● **Task objective**:
Data follows below. Repeat exactly the lines between the line holding "Clone this chart in Plotly." and the line holding "5.4, 4.4, 3.05, 2.05, 1.2, 0.45, 0.0]", inclusive, and nothing more; drop pictures.

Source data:
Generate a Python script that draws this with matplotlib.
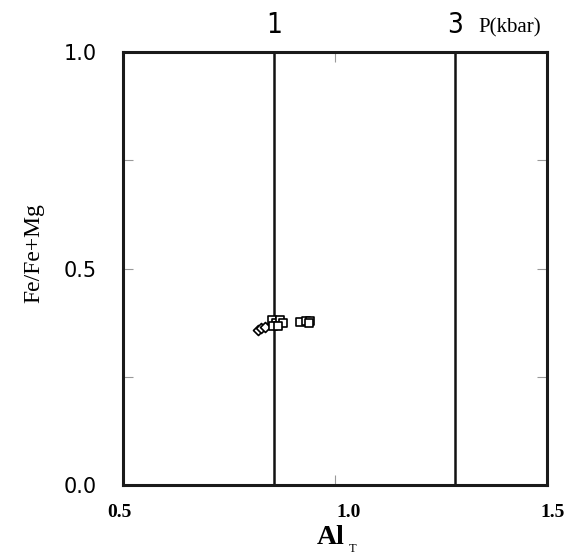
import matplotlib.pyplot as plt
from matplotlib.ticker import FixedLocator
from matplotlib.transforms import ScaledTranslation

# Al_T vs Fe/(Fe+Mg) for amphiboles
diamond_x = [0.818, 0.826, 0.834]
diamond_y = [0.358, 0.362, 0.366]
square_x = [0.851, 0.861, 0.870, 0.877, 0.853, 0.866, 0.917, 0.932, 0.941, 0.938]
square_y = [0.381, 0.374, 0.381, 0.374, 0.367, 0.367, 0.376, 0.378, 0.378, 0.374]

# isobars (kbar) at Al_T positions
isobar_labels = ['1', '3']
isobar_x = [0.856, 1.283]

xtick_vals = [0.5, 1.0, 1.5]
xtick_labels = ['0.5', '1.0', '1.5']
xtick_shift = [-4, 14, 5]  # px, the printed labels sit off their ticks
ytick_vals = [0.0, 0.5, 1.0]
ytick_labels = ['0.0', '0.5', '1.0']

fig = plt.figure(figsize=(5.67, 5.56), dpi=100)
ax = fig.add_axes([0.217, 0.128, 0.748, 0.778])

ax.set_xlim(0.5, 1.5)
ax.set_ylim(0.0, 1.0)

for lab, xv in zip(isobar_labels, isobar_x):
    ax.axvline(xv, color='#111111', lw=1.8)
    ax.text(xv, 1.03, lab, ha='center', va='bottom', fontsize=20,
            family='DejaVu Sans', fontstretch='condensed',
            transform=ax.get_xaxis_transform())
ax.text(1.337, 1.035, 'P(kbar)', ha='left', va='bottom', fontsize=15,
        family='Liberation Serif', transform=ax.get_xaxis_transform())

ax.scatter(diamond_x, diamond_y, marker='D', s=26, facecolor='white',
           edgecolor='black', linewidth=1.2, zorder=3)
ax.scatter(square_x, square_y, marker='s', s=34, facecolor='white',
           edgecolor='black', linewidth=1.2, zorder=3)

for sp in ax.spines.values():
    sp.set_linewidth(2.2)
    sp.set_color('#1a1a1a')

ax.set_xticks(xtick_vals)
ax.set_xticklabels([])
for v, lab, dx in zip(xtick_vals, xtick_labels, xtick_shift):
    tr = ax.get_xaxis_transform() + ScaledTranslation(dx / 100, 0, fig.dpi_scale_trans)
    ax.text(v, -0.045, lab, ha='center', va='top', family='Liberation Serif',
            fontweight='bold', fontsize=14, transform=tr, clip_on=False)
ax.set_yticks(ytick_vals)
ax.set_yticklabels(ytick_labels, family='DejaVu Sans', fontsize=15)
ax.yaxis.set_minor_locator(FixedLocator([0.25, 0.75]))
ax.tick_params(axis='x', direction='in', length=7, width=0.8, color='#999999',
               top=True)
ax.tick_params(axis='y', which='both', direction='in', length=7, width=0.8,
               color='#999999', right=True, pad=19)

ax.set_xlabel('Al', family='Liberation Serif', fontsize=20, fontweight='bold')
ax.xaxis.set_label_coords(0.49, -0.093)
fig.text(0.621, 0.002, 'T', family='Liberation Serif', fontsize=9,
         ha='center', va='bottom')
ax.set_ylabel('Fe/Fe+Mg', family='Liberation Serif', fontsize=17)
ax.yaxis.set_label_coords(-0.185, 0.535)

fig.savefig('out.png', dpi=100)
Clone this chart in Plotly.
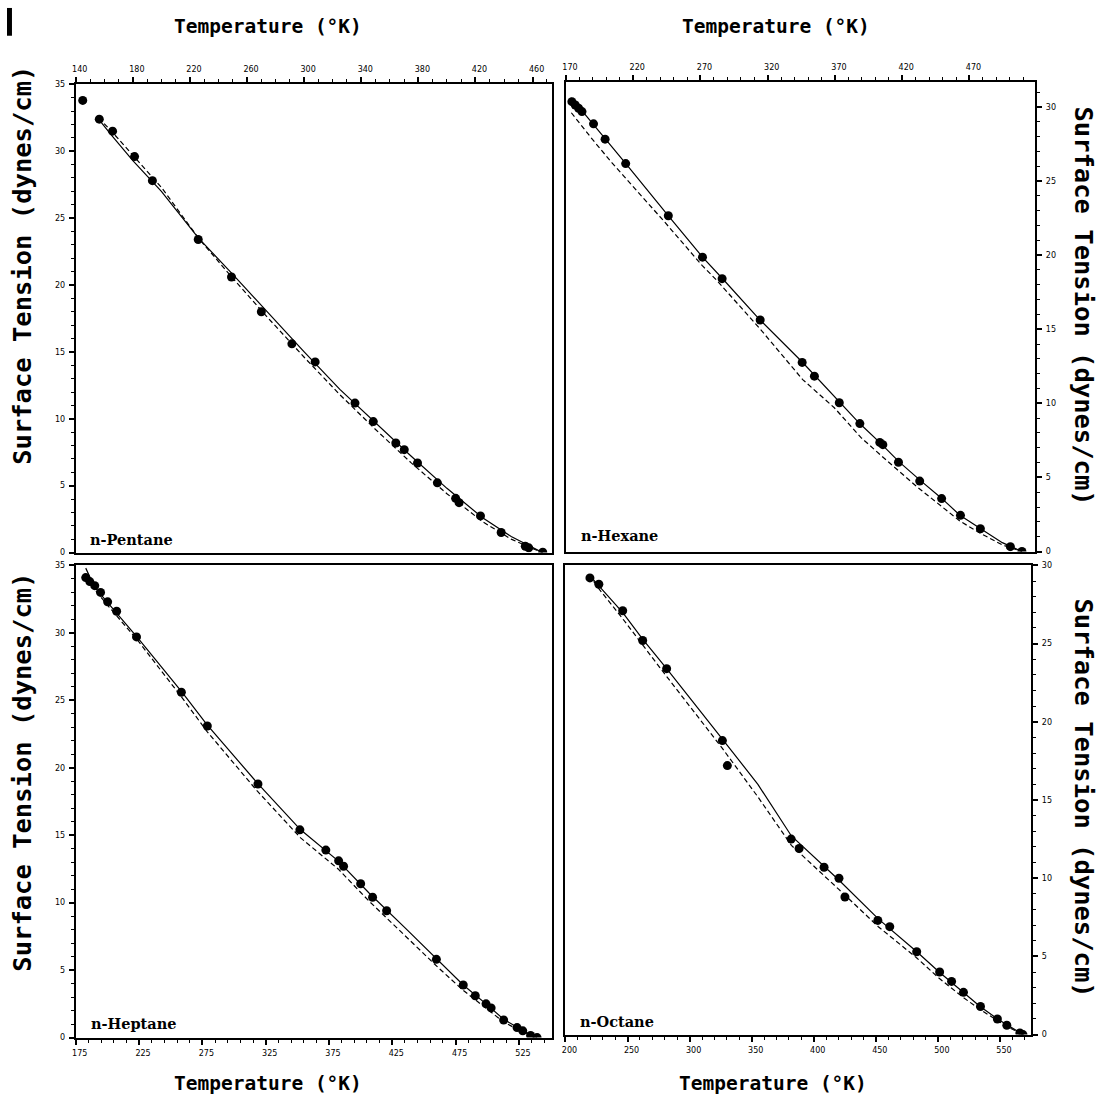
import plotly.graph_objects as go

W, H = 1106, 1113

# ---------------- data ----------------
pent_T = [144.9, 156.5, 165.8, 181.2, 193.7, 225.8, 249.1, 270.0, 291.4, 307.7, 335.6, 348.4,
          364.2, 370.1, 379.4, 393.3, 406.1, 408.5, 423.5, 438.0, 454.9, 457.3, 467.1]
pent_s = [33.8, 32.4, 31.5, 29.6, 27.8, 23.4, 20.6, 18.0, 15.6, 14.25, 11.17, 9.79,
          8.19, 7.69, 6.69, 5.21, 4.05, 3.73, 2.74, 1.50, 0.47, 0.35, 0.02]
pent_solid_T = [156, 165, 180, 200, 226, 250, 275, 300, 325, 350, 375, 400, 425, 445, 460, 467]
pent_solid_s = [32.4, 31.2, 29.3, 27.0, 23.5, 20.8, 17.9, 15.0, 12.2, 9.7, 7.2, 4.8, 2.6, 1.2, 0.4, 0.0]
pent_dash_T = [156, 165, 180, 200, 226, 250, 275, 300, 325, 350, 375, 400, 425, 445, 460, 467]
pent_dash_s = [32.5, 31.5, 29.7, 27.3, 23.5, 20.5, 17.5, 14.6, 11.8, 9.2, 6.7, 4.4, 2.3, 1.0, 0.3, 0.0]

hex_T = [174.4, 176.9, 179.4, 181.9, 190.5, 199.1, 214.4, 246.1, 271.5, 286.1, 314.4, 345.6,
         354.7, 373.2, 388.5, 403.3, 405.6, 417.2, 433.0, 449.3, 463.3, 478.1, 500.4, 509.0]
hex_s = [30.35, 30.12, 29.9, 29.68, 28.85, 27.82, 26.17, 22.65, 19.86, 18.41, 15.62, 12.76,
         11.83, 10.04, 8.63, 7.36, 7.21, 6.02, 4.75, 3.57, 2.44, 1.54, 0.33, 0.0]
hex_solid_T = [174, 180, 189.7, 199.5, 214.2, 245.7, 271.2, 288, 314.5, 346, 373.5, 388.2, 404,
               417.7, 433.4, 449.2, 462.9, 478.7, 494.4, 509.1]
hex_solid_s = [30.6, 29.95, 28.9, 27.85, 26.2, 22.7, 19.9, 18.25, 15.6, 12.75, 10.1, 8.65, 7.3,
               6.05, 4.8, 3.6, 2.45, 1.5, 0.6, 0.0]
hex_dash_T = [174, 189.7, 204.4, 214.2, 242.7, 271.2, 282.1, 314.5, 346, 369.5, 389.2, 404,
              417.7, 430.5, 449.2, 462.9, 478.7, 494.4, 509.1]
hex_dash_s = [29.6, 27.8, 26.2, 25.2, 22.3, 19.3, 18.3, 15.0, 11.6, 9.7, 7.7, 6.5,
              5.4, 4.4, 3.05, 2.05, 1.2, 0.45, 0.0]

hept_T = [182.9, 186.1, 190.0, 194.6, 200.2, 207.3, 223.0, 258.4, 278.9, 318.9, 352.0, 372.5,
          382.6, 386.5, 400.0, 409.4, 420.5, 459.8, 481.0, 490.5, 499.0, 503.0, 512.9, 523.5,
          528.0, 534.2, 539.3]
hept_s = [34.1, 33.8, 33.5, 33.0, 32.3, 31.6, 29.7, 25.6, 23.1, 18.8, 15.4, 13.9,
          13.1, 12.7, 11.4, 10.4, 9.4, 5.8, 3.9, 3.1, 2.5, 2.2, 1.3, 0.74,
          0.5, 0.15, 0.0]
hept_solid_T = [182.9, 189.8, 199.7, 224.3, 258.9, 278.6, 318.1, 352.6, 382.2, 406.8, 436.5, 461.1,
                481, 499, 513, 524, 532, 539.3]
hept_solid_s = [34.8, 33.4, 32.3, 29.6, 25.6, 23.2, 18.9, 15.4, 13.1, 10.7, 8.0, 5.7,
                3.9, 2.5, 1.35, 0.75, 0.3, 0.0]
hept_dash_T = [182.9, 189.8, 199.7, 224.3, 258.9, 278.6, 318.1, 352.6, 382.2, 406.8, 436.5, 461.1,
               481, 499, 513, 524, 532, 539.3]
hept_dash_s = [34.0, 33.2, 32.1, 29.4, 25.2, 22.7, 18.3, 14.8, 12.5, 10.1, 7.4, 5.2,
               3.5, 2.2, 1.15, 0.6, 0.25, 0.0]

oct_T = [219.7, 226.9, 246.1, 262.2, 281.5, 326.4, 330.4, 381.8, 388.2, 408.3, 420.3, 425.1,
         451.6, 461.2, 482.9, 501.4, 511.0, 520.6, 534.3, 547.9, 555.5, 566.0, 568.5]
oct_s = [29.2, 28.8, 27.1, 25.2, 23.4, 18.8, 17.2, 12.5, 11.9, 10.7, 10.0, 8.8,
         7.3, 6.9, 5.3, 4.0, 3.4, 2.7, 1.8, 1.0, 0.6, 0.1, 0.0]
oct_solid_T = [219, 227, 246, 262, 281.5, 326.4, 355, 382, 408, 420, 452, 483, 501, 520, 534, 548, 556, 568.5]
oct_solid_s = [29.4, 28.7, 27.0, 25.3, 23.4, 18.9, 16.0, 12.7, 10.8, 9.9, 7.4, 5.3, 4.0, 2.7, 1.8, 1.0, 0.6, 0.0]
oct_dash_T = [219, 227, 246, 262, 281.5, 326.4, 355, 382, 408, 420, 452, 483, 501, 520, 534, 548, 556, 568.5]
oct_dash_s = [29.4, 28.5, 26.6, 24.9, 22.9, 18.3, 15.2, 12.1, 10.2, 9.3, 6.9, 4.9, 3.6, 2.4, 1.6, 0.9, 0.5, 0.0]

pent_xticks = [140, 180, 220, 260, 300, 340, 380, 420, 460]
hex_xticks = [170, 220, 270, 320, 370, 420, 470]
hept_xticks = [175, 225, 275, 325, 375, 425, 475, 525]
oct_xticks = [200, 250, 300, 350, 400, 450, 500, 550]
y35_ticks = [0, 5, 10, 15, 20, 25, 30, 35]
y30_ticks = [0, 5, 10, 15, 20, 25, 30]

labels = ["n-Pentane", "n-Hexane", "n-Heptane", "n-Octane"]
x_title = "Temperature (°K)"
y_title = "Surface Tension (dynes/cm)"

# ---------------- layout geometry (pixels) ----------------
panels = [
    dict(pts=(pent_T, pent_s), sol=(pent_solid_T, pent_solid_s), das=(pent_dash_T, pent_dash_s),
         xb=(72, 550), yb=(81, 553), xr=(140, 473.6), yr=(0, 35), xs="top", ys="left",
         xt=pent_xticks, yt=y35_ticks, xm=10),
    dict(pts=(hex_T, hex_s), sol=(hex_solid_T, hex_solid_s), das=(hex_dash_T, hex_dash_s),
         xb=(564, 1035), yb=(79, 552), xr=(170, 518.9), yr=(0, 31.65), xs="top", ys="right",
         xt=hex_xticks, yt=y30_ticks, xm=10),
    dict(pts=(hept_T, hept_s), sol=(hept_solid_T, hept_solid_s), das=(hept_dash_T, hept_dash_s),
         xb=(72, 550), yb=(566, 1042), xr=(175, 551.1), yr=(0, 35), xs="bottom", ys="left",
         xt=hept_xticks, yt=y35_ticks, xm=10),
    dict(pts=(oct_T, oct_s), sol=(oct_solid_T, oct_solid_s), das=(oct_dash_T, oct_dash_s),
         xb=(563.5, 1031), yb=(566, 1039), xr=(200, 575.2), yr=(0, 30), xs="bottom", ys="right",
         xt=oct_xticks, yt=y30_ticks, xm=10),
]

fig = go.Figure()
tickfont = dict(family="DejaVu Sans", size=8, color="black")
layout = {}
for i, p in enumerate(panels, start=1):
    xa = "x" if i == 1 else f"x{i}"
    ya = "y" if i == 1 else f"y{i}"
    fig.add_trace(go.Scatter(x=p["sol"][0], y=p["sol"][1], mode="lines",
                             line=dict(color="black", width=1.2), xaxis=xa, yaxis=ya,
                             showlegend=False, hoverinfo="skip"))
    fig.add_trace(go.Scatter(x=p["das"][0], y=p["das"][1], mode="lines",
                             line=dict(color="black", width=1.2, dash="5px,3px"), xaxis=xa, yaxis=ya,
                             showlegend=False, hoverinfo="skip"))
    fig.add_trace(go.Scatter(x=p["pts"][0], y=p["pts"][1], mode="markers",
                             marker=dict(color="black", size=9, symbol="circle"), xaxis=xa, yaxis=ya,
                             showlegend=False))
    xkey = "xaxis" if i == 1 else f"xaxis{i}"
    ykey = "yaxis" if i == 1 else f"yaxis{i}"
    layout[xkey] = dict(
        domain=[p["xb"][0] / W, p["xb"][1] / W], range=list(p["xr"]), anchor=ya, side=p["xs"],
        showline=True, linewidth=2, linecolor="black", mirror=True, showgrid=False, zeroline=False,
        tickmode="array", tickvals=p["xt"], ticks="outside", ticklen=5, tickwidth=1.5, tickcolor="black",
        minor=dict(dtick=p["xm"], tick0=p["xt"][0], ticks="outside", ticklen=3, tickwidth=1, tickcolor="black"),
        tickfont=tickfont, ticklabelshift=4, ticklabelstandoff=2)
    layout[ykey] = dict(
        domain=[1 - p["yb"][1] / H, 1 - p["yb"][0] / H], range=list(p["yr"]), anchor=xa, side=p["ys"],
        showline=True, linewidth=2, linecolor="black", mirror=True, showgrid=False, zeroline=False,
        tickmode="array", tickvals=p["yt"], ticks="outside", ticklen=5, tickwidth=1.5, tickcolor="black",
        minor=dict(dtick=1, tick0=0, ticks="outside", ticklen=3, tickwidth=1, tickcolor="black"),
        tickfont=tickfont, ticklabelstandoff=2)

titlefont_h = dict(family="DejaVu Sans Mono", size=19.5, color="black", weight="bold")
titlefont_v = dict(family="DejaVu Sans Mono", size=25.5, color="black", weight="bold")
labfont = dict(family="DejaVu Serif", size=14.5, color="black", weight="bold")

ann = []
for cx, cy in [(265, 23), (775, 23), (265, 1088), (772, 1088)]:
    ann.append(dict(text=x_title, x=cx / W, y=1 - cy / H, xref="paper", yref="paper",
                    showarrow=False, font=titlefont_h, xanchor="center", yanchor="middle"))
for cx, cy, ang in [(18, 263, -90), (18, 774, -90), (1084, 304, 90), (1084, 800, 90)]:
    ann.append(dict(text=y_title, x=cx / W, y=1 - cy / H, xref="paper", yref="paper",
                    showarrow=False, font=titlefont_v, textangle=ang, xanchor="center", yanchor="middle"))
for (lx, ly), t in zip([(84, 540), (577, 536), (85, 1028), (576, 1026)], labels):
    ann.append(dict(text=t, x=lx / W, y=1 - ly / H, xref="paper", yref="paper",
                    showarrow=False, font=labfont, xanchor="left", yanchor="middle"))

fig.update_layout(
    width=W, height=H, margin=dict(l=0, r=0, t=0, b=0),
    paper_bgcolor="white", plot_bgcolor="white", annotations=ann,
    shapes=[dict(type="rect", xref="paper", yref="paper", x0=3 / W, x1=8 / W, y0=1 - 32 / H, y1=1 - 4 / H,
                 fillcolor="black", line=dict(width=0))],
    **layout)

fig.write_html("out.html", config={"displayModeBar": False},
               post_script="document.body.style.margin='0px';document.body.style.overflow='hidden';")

● **Right answer**:
Clone this chart in Plotly.
import plotly.graph_objects as go

W, H = 1106, 1113

# ---------------- data ----------------
pent_T = [144.9, 156.5, 165.8, 181.2, 193.7, 225.8, 249.1, 270.0, 291.4, 307.7, 335.6, 348.4,
          364.2, 370.1, 379.4, 393.3, 406.1, 408.5, 423.5, 438.0, 454.9, 457.3, 467.1]
pent_s = [33.8, 32.4, 31.5, 29.6, 27.8, 23.4, 20.6, 18.0, 15.6, 14.25, 11.17, 9.79,
          8.19, 7.69, 6.69, 5.21, 4.05, 3.73, 2.74, 1.50, 0.47, 0.35, 0.02]
pent_solid_T = [156, 165, 180, 200, 226, 250, 275, 300, 325, 350, 375, 400, 425, 445, 460, 467]
pent_solid_s = [32.4, 31.2, 29.3, 27.0, 23.5, 20.8, 17.9, 15.0, 12.2, 9.7, 7.2, 4.8, 2.6, 1.2, 0.4, 0.0]
pent_dash_T = [156, 165, 180, 200, 226, 250, 275, 300, 325, 350, 375, 400, 425, 445, 460, 467]
pent_dash_s = [32.5, 31.5, 29.7, 27.3, 23.5, 20.5, 17.5, 14.6, 11.8, 9.2, 6.7, 4.4, 2.3, 1.0, 0.3, 0.0]

hex_T = [174.4, 176.9, 179.4, 181.9, 190.5, 199.1, 214.4, 246.1, 271.5, 286.1, 314.4, 345.6,
         354.7, 373.2, 388.5, 403.3, 405.6, 417.2, 433.0, 449.3, 463.3, 478.1, 500.4, 509.0]
hex_s = [30.35, 30.12, 29.9, 29.68, 28.85, 27.82, 26.17, 22.65, 19.86, 18.41, 15.62, 12.76,
         11.83, 10.04, 8.63, 7.36, 7.21, 6.02, 4.75, 3.57, 2.44, 1.54, 0.33, 0.0]
hex_solid_T = [174, 180, 189.7, 199.5, 214.2, 245.7, 271.2, 288, 314.5, 346, 373.5, 388.2, 404,
               417.7, 433.4, 449.2, 462.9, 478.7, 494.4, 509.1]
hex_solid_s = [30.6, 29.95, 28.9, 27.85, 26.2, 22.7, 19.9, 18.25, 15.6, 12.75, 10.1, 8.65, 7.3,
               6.05, 4.8, 3.6, 2.45, 1.5, 0.6, 0.0]
hex_dash_T = [174, 189.7, 204.4, 214.2, 242.7, 271.2, 282.1, 314.5, 346, 369.5, 389.2, 404,
              417.7, 430.5, 449.2, 462.9, 478.7, 494.4, 509.1]
hex_dash_s = [29.6, 27.8, 26.2, 25.2, 22.3, 19.3, 18.3, 15.0, 11.6, 9.7, 7.7, 6.5,
              5.4, 4.4, 3.05, 2.05, 1.2, 0.45, 0.0]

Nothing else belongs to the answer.